Market Analysis

2026 Kitchen Design Trends: How Hardware Choices Define the Modern Kitchen Aesthetic

In short: 2026 kitchen design is moving in three directions that affect hardware sourcing: handle-free flat fronts with push-to-open, darker and matte color palettes, and better-engineered interior organization. The trends are not radical — they are continuations of where the industry has been heading for several years. From a factory perspective, what changed is that buyers now expect these features at lower price tiers than they used to. The mid-tier specification today includes things that were upper-tier two years ago.

How design trends actually reach the factory

Trends reported in design magazines reach our quoting desk as concrete specification changes. A reported shift toward “minimalist kitchens” means buyers are RFQ-ing more under-mount runners and fewer side-mount; a reported shift toward “warm tones” means more powder-coat color requests. Below is what we are seeing in 2026 buyer RFQs.

Trend 1 — Handle-free fronts and push-to-open

Flat-front cabinets without traditional handles are now standard in mid-tier programs. The hardware changes that follow:

  • Push-to-open hinges and runners — the door or drawer opens with a light press and closes with soft-close.
  • Under-mount runners instead of side-mount, so no runner is visible against the flat front.
  • Soft-close as default, not an upsell.

Trend 2 — Darker and matte color palettes

Anthracite, deep grey, matte black, and muted greens are now requested as often as white and natural wood tones. This affects hardware in specific places:

Hardware element Older default 2026 ask
Drawer runner Galvanized silver Powder-coat anthracite or black
Pull-out basket frame Chrome-plated 304 stainless brushed, or powder-coat dark
Hinge body Nickel silver Dark powder-coat
Interior organizer Beech wood, chrome wire Matte dark finish, 304 stainless mesh

Matte and dark finishes show fingerprints more than gloss does, so anti-fingerprint topcoats appear on these RFQs more often.

Trend 3 — Interior organization moves up in priority

The interior of a cabinet is being treated as part of the visible design — especially in cabinets that open frequently.

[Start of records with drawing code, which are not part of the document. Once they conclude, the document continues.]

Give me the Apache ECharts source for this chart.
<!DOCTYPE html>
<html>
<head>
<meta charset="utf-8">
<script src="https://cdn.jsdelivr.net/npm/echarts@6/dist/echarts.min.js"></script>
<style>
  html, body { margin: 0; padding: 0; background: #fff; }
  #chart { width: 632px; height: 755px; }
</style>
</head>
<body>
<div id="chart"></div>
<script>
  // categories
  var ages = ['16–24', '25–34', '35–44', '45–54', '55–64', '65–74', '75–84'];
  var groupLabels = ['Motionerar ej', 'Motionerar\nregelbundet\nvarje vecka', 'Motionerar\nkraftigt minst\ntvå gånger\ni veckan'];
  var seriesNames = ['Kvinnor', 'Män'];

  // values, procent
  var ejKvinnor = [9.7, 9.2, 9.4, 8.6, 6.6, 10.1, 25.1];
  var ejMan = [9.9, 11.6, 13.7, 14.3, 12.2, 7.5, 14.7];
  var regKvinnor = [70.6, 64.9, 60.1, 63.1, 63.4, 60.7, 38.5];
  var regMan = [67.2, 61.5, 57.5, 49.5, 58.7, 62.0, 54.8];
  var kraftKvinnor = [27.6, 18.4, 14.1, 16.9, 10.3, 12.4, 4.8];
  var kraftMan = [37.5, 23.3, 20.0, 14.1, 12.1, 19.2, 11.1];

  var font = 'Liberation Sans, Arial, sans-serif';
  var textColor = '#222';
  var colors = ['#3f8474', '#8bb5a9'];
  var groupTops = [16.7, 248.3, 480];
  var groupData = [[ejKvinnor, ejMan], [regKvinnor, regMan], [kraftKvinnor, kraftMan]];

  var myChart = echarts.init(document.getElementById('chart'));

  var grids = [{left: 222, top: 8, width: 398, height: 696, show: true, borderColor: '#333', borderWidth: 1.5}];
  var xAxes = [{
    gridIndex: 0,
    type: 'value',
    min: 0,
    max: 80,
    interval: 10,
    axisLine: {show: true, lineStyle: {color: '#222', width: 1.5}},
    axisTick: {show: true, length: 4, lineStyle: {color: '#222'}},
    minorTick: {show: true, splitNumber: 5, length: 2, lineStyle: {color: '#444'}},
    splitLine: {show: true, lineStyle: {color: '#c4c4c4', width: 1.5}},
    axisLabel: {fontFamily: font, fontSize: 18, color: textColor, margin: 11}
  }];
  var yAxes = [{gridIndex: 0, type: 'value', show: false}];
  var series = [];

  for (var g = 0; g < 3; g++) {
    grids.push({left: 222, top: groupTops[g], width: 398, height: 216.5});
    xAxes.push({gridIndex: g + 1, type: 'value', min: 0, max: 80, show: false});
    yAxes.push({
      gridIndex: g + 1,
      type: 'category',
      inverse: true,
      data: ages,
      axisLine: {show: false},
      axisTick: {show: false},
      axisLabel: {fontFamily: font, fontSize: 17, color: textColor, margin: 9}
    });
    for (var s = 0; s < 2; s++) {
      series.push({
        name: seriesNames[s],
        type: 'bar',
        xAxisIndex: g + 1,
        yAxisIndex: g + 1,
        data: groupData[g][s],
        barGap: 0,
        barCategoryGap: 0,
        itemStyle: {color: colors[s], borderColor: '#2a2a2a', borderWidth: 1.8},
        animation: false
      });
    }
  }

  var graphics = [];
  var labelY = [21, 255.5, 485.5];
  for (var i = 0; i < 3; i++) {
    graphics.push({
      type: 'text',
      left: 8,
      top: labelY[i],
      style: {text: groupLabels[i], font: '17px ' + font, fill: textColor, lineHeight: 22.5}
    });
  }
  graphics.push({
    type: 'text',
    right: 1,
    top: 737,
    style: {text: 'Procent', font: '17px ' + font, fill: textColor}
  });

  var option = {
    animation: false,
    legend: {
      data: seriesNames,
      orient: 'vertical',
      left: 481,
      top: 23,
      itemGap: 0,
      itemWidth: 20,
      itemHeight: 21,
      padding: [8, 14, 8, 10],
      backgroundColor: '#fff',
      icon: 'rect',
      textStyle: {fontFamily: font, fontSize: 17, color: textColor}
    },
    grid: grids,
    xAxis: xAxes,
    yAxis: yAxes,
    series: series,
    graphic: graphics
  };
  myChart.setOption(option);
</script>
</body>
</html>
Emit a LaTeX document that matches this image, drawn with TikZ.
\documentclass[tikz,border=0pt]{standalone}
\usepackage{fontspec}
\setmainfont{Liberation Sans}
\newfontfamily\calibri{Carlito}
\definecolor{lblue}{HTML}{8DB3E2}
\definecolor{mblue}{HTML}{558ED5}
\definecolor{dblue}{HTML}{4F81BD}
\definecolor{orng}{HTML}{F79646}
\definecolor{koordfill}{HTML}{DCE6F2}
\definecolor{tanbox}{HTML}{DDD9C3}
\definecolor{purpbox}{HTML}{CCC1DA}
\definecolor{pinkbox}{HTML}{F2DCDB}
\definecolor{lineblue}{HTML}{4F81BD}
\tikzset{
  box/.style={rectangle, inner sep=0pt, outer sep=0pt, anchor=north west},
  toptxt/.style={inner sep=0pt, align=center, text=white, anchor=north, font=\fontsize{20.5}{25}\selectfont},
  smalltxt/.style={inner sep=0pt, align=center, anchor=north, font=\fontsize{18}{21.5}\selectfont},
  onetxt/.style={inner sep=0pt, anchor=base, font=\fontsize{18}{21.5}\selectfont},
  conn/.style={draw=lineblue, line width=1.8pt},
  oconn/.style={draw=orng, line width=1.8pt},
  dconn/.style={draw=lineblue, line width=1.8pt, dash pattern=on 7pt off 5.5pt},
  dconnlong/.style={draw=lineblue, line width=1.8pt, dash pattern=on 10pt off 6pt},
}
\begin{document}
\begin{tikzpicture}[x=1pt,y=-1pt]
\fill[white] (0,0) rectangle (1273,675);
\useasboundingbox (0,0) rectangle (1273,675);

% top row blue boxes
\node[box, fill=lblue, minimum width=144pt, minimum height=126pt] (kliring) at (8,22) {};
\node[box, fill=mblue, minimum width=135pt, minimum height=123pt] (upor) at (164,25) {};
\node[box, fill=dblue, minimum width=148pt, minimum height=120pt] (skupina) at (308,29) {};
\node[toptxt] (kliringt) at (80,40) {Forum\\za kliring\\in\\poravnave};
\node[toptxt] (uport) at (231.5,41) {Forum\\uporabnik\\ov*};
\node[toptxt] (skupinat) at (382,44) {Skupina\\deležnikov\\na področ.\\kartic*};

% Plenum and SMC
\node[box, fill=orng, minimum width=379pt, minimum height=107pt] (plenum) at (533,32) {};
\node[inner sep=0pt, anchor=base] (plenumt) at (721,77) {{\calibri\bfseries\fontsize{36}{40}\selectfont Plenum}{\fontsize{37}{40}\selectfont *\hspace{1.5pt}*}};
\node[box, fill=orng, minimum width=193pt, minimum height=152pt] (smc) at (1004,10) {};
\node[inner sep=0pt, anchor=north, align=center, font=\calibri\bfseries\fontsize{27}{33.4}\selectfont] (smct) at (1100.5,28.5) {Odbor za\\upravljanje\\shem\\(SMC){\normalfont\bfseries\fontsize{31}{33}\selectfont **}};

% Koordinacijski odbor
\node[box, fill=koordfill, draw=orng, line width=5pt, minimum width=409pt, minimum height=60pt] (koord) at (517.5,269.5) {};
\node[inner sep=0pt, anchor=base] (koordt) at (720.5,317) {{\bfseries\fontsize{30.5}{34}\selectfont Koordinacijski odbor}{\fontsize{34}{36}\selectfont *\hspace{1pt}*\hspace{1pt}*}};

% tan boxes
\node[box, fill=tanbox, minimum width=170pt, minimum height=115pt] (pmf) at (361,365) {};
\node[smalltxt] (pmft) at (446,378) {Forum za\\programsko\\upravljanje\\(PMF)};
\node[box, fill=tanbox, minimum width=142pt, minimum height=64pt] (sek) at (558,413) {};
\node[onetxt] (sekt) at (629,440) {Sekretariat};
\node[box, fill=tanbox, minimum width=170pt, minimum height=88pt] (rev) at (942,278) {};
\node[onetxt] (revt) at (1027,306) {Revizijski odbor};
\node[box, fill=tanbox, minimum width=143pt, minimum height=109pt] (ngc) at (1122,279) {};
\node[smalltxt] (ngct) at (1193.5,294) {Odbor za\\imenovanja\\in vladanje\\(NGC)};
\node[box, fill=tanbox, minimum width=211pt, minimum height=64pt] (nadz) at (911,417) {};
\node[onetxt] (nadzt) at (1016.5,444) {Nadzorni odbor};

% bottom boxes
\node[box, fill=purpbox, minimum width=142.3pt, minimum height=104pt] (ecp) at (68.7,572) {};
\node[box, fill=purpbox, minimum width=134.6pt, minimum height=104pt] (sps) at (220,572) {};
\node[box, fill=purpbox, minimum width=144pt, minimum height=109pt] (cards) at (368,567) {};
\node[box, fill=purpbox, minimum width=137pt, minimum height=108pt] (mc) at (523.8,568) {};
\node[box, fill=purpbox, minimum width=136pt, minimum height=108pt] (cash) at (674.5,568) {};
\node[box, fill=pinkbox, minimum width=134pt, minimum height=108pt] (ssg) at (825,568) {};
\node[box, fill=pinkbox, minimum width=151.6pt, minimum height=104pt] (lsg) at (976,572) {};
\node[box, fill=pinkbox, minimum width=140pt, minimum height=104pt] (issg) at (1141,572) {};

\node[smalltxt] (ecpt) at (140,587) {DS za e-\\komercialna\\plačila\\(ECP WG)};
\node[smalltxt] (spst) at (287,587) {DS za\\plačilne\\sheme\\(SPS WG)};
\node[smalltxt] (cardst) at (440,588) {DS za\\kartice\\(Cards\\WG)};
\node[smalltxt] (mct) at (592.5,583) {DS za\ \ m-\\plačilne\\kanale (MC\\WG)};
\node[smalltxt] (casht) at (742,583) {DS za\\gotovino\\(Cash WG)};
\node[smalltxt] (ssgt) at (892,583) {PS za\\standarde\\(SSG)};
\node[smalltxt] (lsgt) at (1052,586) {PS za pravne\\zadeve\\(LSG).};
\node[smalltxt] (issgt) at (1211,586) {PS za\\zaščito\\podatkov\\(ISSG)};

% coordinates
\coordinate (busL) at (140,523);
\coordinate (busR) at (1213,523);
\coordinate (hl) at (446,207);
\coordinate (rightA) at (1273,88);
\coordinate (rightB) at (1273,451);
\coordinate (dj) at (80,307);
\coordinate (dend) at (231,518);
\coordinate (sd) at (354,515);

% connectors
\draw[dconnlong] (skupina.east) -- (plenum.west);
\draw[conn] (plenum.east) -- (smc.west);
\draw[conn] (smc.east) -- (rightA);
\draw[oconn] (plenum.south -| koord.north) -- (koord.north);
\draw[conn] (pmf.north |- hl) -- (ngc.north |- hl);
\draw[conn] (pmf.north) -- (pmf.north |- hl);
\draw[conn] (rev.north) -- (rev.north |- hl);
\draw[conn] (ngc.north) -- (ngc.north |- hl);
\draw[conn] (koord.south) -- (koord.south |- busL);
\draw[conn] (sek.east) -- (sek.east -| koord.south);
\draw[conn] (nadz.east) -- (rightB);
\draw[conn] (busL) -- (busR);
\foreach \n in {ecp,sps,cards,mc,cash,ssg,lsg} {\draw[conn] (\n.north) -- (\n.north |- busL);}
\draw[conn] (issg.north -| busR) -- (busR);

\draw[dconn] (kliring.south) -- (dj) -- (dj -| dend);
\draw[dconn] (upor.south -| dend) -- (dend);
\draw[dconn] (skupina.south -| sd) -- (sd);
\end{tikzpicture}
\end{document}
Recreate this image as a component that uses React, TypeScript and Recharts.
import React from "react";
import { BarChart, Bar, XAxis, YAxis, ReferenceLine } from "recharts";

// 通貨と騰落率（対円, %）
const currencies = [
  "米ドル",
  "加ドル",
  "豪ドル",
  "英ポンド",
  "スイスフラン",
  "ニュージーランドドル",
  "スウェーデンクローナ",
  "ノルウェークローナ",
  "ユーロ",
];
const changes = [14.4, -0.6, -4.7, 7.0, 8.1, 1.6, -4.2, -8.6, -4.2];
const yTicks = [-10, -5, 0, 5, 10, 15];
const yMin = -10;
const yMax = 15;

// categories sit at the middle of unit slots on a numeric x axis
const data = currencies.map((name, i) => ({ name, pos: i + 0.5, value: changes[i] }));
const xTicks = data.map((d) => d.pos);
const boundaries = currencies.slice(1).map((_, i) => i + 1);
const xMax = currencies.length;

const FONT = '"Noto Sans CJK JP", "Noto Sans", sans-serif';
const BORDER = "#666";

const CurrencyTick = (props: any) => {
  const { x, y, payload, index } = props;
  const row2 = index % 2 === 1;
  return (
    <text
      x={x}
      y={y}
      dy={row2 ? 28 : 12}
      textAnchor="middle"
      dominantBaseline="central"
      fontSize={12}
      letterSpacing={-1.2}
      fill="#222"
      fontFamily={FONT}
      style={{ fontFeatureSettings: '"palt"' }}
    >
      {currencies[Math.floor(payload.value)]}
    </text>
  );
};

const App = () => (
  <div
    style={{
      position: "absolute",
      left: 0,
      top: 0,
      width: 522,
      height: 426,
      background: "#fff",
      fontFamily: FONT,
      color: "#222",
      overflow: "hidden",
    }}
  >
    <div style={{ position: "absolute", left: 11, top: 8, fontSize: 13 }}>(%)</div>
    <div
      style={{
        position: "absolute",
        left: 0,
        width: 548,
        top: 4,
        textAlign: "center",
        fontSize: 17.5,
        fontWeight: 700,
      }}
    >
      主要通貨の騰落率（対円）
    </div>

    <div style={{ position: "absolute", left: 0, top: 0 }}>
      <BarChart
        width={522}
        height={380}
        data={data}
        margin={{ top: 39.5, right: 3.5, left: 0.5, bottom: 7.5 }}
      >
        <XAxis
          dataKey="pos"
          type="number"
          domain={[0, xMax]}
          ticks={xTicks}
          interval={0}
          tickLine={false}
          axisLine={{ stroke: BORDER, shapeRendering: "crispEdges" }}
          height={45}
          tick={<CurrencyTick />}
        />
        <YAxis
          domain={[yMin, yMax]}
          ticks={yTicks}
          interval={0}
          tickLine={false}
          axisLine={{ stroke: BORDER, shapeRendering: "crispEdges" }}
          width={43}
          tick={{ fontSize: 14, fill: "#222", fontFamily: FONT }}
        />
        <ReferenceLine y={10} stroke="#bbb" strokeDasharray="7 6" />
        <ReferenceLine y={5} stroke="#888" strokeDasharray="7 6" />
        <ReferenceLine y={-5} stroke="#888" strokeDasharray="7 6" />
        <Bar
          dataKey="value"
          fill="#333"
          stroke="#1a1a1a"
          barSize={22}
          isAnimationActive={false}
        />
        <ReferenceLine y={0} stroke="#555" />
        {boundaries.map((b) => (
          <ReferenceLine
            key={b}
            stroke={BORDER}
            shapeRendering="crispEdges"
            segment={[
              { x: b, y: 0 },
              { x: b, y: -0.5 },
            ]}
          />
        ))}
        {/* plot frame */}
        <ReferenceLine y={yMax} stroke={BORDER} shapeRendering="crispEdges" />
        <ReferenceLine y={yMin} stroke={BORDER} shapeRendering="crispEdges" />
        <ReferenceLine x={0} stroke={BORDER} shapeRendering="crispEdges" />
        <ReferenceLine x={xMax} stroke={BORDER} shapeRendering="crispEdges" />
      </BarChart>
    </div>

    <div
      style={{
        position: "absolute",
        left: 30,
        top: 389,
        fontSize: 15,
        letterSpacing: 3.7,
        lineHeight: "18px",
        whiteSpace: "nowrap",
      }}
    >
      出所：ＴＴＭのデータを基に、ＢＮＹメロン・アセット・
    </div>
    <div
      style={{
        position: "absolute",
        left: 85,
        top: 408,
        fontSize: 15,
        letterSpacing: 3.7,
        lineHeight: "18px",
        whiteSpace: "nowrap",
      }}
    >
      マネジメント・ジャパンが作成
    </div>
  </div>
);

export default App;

Drawer organizers, basket frames, and tall pantry inserts get more attention in 2026 specs than they did three years ago. The functional ask: organizers that hold their layout, fit the standard drawer depths, and look reasonable from a customer’s eye.

What this means for sourcing in 2026

The mid-tier specification has caught up to what was upper-tier two years ago — soft-close, under-mount runners, darker color options, 304 stainless on visible interior parts. Factories that already work at this level continue to ship steadily; factories pricing at the lower end without these capabilities are losing program wins.

This is the part we find encouraging: the buyer expectation has moved closer to what serious factories have been making for years. The work is not about chasing the trend; it is about being ready when it arrives.

FAQ

Q: Will chrome-plated hardware still sell in 2026?
A: Yes, in entry-tier and dry-climate markets. Above that tier, brushed stainless and powder-coat finishes have taken the volume.

Q: Are push-to-open systems reliable for residential use?
A: Yes — they have been on the market for years and the failure modes are well understood. Most field issues come from spec mismatches (a heavy door on a light push-latch), not the hardware itself.

Q: What’s driving the matte black trend?
A: Several converging forces — appliances rebranding around matte black, design-led cabinet brands moving to dark palettes, and consumer surveys showing a generational preference for darker kitchens. It is not a single cause.

Q: Do you offer custom RAL color matching?
A: For programs above a minimum order quantity, yes — we run dedicated powder-coat batches for buyer-specific colors. Below MOQ, we offer the standard colorways we already run.

Q: What should buyers plan for in 2027?
A: Continued tightening of the mid-tier spec — more 304 stainless on visible parts, more under-mount runners, more soft-close as default. Nothing radical; just continued movement in the same direction.